Ottawa’s directive to immediately return from international travel has left snowbirds grappling with whether to enter self-isolation in Canada or stay in sunnier climes.
The government’s strong suggestion came over the weekend as some countries closed their borders in an effort to stop COVID-19’s march across the globe, raising the possibility that Canadians could get stuck abroad. The feds also called on everyone returning from abroad to stay in isolation for weeks.
But not all travellers were following the advice, including Alycin Hayes, who traded Ontario’s whiplash winter for the warmth of Gainesville, Fla. She said she’s not planning on returning immediately.
“I’m taking it one day at a time,” she said by phone on Sunday, noting that she’s far more comfortable in Florida.
“I have a place to stay,” she said. “My place in Canada is not very comfortable to live in right now. I think I’m better off to stay here, especially when there’s so much traffic.”
She said her house in Canada is poorly stocked, and her situation there would be uncertain.
“But people in Florida are used to hurricanes so one generally has a stockpile of a bit of canned goods and things anyway,” Hayes said.
For now, Hayes said she plans on staying home and going out only when needed, such as to the pharmacy or grocery store.
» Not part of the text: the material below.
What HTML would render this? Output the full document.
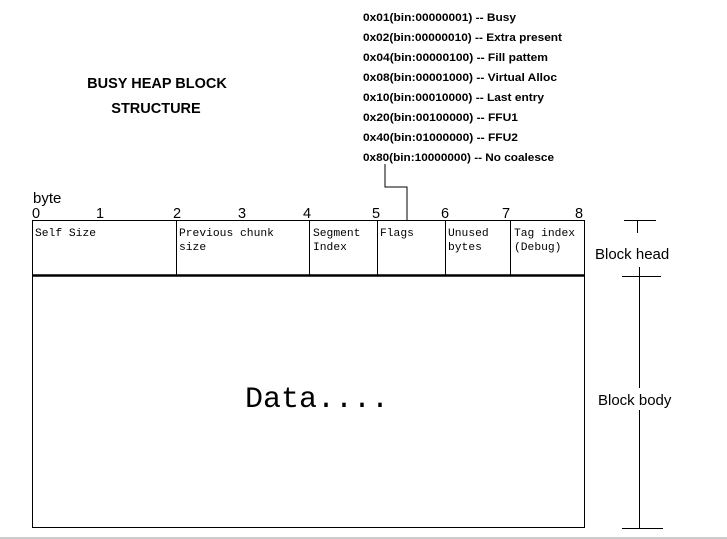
<!DOCTYPE html>
<html><head><style>html,body{margin:0;padding:0;background:#fff}svg{display:block}</style></head>
<body>
<svg width="727" height="539" xmlns="http://www.w3.org/2000/svg">
<rect width="727" height="539" fill="#fff"/>
<g font-family="Liberation Sans, sans-serif" font-weight="bold" font-size="14.5" text-anchor="middle">
<text x="157" y="88">BUSY HEAP BLOCK</text>
<text x="156" y="113">STRUCTURE</text>
</g>
<g font-family="Liberation Sans, sans-serif" font-weight="bold" font-size="11">
<text x="363" y="21" textLength="153" lengthAdjust="spacingAndGlyphs">0x01(bin:00000001) -- Busy</text>
<text x="363" y="41" textLength="199" lengthAdjust="spacingAndGlyphs">0x02(bin:00000010) -- Extra present</text>
<text x="363" y="61" textLength="185" lengthAdjust="spacingAndGlyphs">0x04(bin:00000100) -- Fill pattem</text>
<text x="363" y="81" textLength="194" lengthAdjust="spacingAndGlyphs">0x08(bin:00001000) -- Virtual Alloc</text>
<text x="363" y="101" textLength="181" lengthAdjust="spacingAndGlyphs">0x10(bin:00010000) -- Last entry</text>
<text x="363" y="121" textLength="155" lengthAdjust="spacingAndGlyphs">0x20(bin:00100000) -- FFU1</text>
<text x="363" y="141" textLength="155" lengthAdjust="spacingAndGlyphs">0x40(bin:01000000) -- FFU2</text>
<text x="363" y="161" textLength="191" lengthAdjust="spacingAndGlyphs">0x80(bin:10000000) -- No coalesce</text>
</g>
<polyline points="385,164 385,187 407,187 407,220" fill="none" stroke="#000" stroke-width="1"/>
<g font-family="Liberation Sans, sans-serif" font-size="15">
<text x="33" y="203">byte</text>
</g>
<g font-family="Liberation Sans, sans-serif" font-size="14.5" text-anchor="middle">
<text x="36" y="218">0</text><text x="100" y="218">1</text><text x="177" y="218">2</text>
<text x="242" y="218">3</text><text x="307" y="218">4</text><text x="376" y="218">5</text>
<text x="445" y="218">6</text><text x="506" y="218">7</text><text x="579" y="218">8</text>
</g>
<g stroke="#000" fill="none">
<rect x="32.5" y="220.5" width="552" height="307" stroke-width="1"/>
<line x1="32" y1="275.5" x2="585" y2="275.5" stroke-width="2.5"/>
<line x1="176.5" y1="220" x2="176.5" y2="275"/>
<line x1="309.5" y1="220" x2="309.5" y2="275"/>
<line x1="377.5" y1="220" x2="377.5" y2="275"/>
<line x1="445.5" y1="220" x2="445.5" y2="275"/>
<line x1="510.5" y1="220" x2="510.5" y2="275"/>
<line x1="624" y1="220.5" x2="656" y2="220.5"/>
<line x1="637.5" y1="220" x2="637.5" y2="233"/>
<line x1="622" y1="276.5" x2="661" y2="276.5"/>
<line x1="639.5" y1="267" x2="639.5" y2="388"/>
<line x1="639.5" y1="410" x2="639.5" y2="528"/>
<line x1="622" y1="528.5" x2="663" y2="528.5"/>
</g>
<line x1="0" y1="538" x2="727" y2="538" stroke="#999" stroke-width="1"/>
<g font-family="Liberation Mono, monospace" font-size="11.3">
<text x="35" y="236">Self Size</text>
<text x="179" y="236">Previous chunk</text><text x="179" y="250">size</text>
<text x="313" y="236">Segment</text><text x="313" y="250">Index</text>
<text x="380" y="236">Flags</text>
<text x="448" y="236">Unused</text><text x="448" y="250">bytes</text>
<text x="514" y="236">Tag index</text><text x="514" y="250">(Debug)</text>
</g>
<text x="245" y="407" font-family="Liberation Mono, monospace" font-size="30" textLength="144" lengthAdjust="spacingAndGlyphs">Data....</text>
<g font-family="Liberation Sans, sans-serif" font-size="15">
<text x="595" y="259">Block head</text>
<text x="598" y="405">Block body</text>
</g>
</svg>
</body></html>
But even the Canadian Snowbird Association was preparing its members for an imminent return.
“As snowbirds make their preparations to return home to Canada, it is important that they heed the advice of public health officials regarding coronavirus disease,” the group said on its website.
And certainly, some snowbirds are heeding the call.
David Whitford and his wife Barbara who live in London, Ont., said they returned from Florida on Thursday after three weeks in Sarasota.
“We could have stayed longer but saw all these things in the newspapers about travel restrictions and things like that, so we thought we’ll go back,” said David Whitford. “We’d rather be home.”
But the disruptions have affected their longer-term travel plans, too, Whitford said. They were supposed to go to a wedding in Kansas, Neb., in the beginning of May and to Texas, later in the summer.
The couple is “reasonably self-isolated” and they live out in the country with not many neighbours around, he said.
They don’t plan on changing their routine much as they hunker down, Whitford said.
“We don’t normally do a lot anyway. It’s not going to affect us much at all.”